#### [Stated problem]
Retype only the lines running from the beginning of the entries below to the line with "plt.rcParams['font.weight'] = 'bold'", both included. Do not include pictures.

#### [Plotting code records]
- - - - - - -
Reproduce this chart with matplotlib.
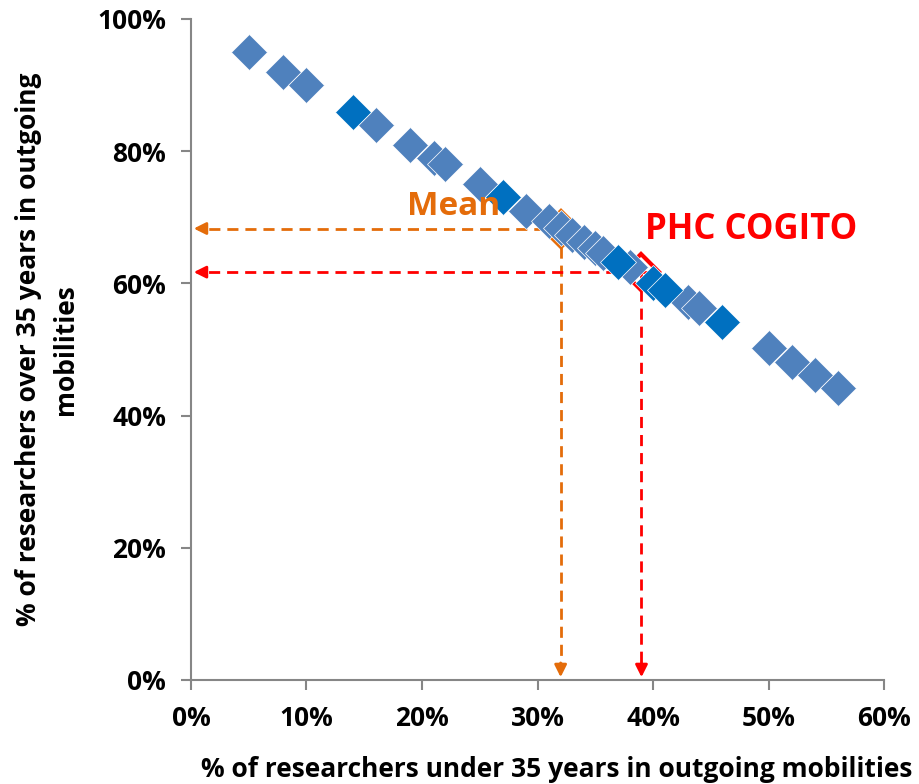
import numpy as np
import matplotlib.pyplot as plt
from matplotlib.ticker import PercentFormatter

plt.rcParams['font.family'] = ['Open Sans', 'DejaVu Sans']
plt.rcParams['font.weight'] = 'bold'

# share of researchers under 35 vs over 35 (light blue series)
under35 = [0.05, 0.08, 0.10, 0.16, 0.19, 0.21, 0.22, 0.25, 0.29, 0.31, 0.32, 0.33,
           0.34, 0.35, 0.357, 0.38, 0.43, 0.44, 0.50, 0.52, 0.54, 0.56]
over35 = [0.95, 0.92, 0.90, 0.84, 0.81, 0.79, 0.78, 0.75, 0.71, 0.695, 0.684, 0.673,
          0.663, 0.653, 0.646, 0.625, 0.572, 0.563, 0.502, 0.481, 0.461, 0.442]
# darker blue series
under35_b = [0.14, 0.27, 0.37, 0.40, 0.41, 0.46]
over35_b = [0.86, 0.73, 0.633, 0.60, 0.59, 0.542]

mean_pt = (0.32, 0.683)
phc_pt = (0.39, 0.617)

c_light = '#4F81BD'
c_dark = '#0070C0'
c_mean = '#E46C0A'
c_phc = '#FF0000'

fig = plt.figure(figsize=(9.19, 7.84), dpi=100)
ax = fig.add_axes([0.2078, 0.1327, 0.7542, 0.8431])

# highlighted points drawn first, so the series overlaps them
ax.plot(*mean_pt, marker='D', ms=18, mfc='none', mec=c_mean, mew=3, zorder=2)
ax.plot(*phc_pt, marker='D', ms=18, mfc='none', mec=c_phc, mew=3, zorder=2)

ax.plot(under35, over35, ls='none', marker='D', ms=18, color=c_light, mec='white', mew=0.5, zorder=3)
ax.plot(under35_b, over35_b, ls='none', marker='D', ms=18, color=c_dark, mec='white', mew=0.5, zorder=3)

def guide(pt, color, xend):
    x, y = pt
    ax.plot([xend, 0.006], [y, y], ls='--', color=color, lw=2, dashes=(4, 2.5), zorder=1)
    ax.plot([x, x], [y, 0.015], ls='--', color=color, lw=2, dashes=(4, 2.5), zorder=1)
    ax.annotate('', xy=(0, y), xytext=(0.015, y),
                arrowprops=dict(arrowstyle='-|>', color=color, lw=2, mutation_scale=18), annotation_clip=False)
    ax.annotate('', xy=(x, 0), xytext=(x, 0.03),
                arrowprops=dict(arrowstyle='-|>', color=color, lw=2, mutation_scale=18), annotation_clip=False)

guide(mean_pt, c_mean, 0.338)
guide(phc_pt, c_phc, 0.40)

ax.text(0.227, 0.703, 'Mean', color=c_mean, fontsize=24, fontweight='bold', ha='center', va='baseline')
ax.text(0.485, 0.667, 'PHC COGITO', color=c_phc, fontsize=25, fontweight='bold', ha='center', va='baseline')

ax.set_xlim(0, 0.6)
ax.set_ylim(0, 1.0)
ax.set_xticks(np.arange(0, 0.61, 0.1))
ax.set_yticks(np.arange(0, 1.01, 0.2))
ax.xaxis.set_major_formatter(PercentFormatter(1.0, decimals=0))
ax.yaxis.set_major_formatter(PercentFormatter(1.0, decimals=0))

for s in ['top', 'right']:
    ax.spines[s].set_visible(False)
for s in ['left', 'bottom']:
    ax.spines[s].set_color('#868686')
    ax.spines[s].set_linewidth(1.5)
ax.tick_params(colors='#868686', length=7, width=1.5, labelsize=19, labelcolor='black', pad=11)
for lab in ax.get_xticklabels() + ax.get_yticklabels():
    lab.set_fontweight('bold')

ax.set_xlabel('% of researchers under 35 years in outgoing mobilities', fontsize=19, fontweight='bold', labelpad=17)
ax.xaxis.label.set_x(0.528)
ax.set_ylabel('% of researchers over 35 years in outgoing\nmobilities', fontsize=19, fontweight='bold',
              labelpad=13, linespacing=1.5)

fig.savefig('out.png', dpi=100)
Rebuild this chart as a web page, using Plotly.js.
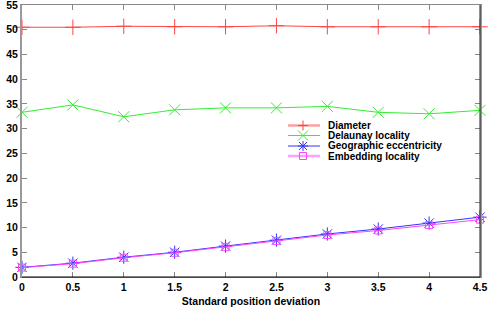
<!DOCTYPE html>
<html><head><meta charset="utf-8">
<script src="https://cdn.plot.ly/plotly-3.0.1.min.js"></script>
<style>html,body{margin:0;padding:0;background:#fff}#c{width:491px;height:314px}</style>
</head><body><div id="c"></div>
<script>
const deviation = [0, 0.5, 1, 1.5, 2, 2.5, 3, 3.5, 4, 4.5];
const xTickLabels = ["0", "0.5", "1", "1.5", "2", "2.5", "3", "3.5", "4", "4.5"];
const yTicks = [0, 5, 10, 15, 20, 25, 30, 35, 40, 45, 50, 55];
const diameter = [50.5, 50.5, 50.7, 50.6, 50.6, 50.8, 50.6, 50.6, 50.6, 50.6];
const delaunay = [33.3, 34.8, 32.4, 33.8, 34.2, 34.2, 34.5, 33.3, 33.0, 33.7];
const geographic = [1.95, 2.8, 4.0, 5.0, 6.25, 7.45, 8.7, 9.7, 10.9, 12.1];
const embedding = [1.9, 2.7, 3.9, 4.9, 6.1, 7.3, 8.5, 9.4, 10.5, 11.6];
const names = ["Diameter", "Delaunay locality", "Geographic eccentricity", "Embedding locality"];
const colors = ["#ff4444", "#33ee33", "#3333ff", "#ff44ff"];
const symbols = ["cross-thin-open", "x-thin-open", "asterisk-open", "square-open"];
const sizes = [11, 11, 11, 7];
const series = [diameter, delaunay, geographic, embedding];

const W = 491, H = 314, L = 22, R = 11, T = 5, B = 37;
const pw = W - L - R, ph = H - T - B;
const px = x => (x - L) / pw, py = y => (H - B - y) / ph;

const traces = series.map((s, i) => ({
  x: deviation, y: s, type: "scatter", mode: "lines+markers", name: names[i],
  line: {color: colors[i], width: 1},
  marker: {symbol: symbols[i], size: sizes[i], color: colors[i], line: {color: colors[i], width: 1}},
  cliponaxis: false, showlegend: false
}));

const shapes = [
  {type: "line", xref: "paper", yref: "paper", x0: 0, x1: 1, y0: 0, y1: 0, line: {color: "#000", width: 1}, layer: "above"},
  {type: "line", xref: "paper", yref: "paper", x0: 1, x1: 1, y0: 0, y1: 1, line: {color: "#222", width: 1}, layer: "above"}
];
const annotations = [];
const rowY = [125.5, 135.5, 146, 156];
const markerPaths = [
  "M-5,0L5,0M0,-5L0,5",
  "M-5,-5L5,5M-5,5L5,-5",
  "M-5,0L5,0M0,-5L0,5M-4,-4L4,4M-4,4L4,-4",
  "M-3.5,-3.5L3.5,-3.5L3.5,3.5L-3.5,3.5Z"
];
names.forEach((n, i) => {
  shapes.push({type: "line", xref: "paper", yref: "paper", x0: px(288), x1: px(320), y0: py(rowY[i]), y1: py(rowY[i]),
    line: {color: colors[i], width: i === 0 || i === 3 ? 2.5 : 1}, opacity: i === 0 || i === 3 ? 0.5 : 1});
  shapes.push({type: "path", xref: "paper", yref: "paper", xsizemode: "pixel", ysizemode: "pixel",
    xanchor: px(303), yanchor: py(rowY[i]), path: markerPaths[i], line: {color: colors[i], width: 1}});
  annotations.push({xref: "paper", yref: "paper", x: px(326), y: py(rowY[i]), xanchor: "left", yanchor: "middle",
    text: n, showarrow: false, font: {family: "Liberation Sans, Arial, sans-serif", size: 10, color: "#000", weight: "bold"}});
});

const tickFont = {family: "Liberation Sans, Arial, sans-serif", size: 10.5, color: "#000", weight: "bold"};
const titleFont = {family: "Liberation Sans, Arial, sans-serif", size: 10.5, color: "#000", weight: "bold"};
const layout = {
  width: W, height: H, margin: {l: L, r: R, t: T, b: B},
  paper_bgcolor: "#fff", plot_bgcolor: "#fff", showlegend: false,
  xaxis: {range: [0, 4.5], tickvals: deviation, ticktext: xTickLabels, ticks: "inside", ticklen: 5,
    tickcolor: "#888", showline: true, mirror: "ticks", linecolor: "#888", linewidth: 1, showgrid: false, zeroline: false,
    tickfont: tickFont, title: {text: "Standard position deviation", font: titleFont, standoff: 6}},
  yaxis: {range: [0, 55], tickvals: yTicks, ticktext: yTicks.map(String), ticks: "inside", ticklen: 5, tickcolor: "#888",
    showline: true, mirror: "ticks", linecolor: "#999", linewidth: 2, showgrid: false, zeroline: false, tickfont: tickFont,
    ticklabeloverflow: "allow"},
  shapes: shapes, annotations: annotations
};
Plotly.newPlot("c", traces, layout, {staticPlot: true, displayModeBar: false});
</script></body></html>
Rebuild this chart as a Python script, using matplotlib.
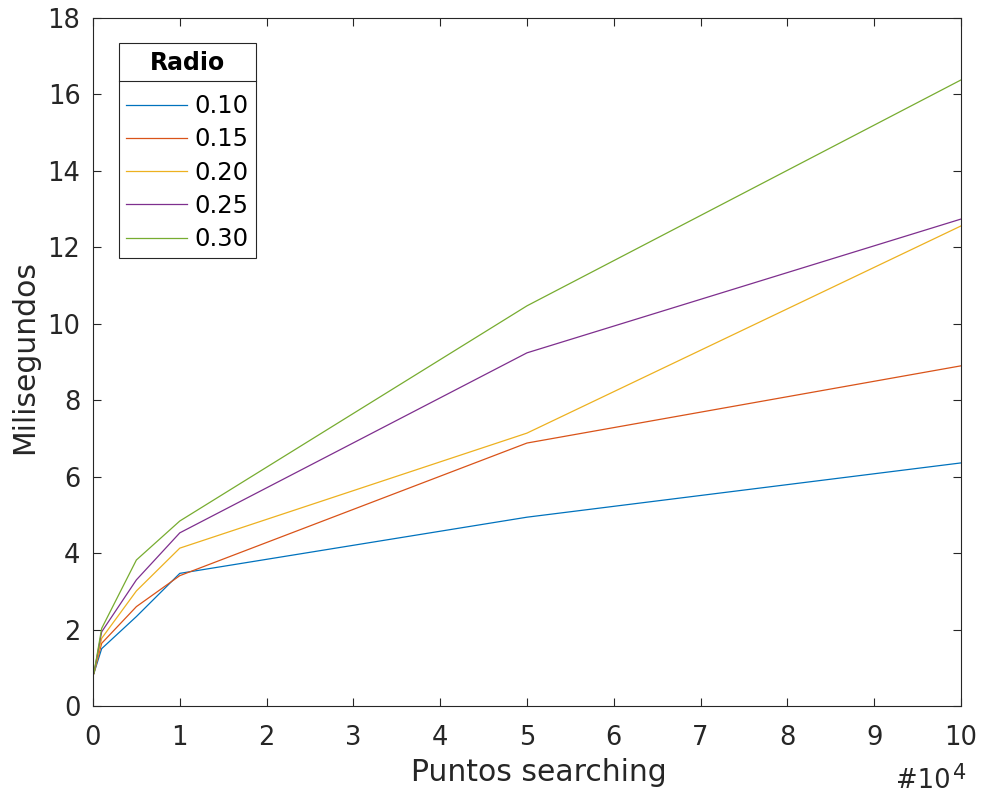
- - - - - - -
#### [Response to the exercise]
Reproduce this chart with matplotlib.
import numpy as np
import matplotlib.pyplot as plt
from matplotlib.ticker import PercentFormatter

plt.rcParams['font.family'] = ['Open Sans', 'DejaVu Sans']
plt.rcParams['font.weight'] = 'bold'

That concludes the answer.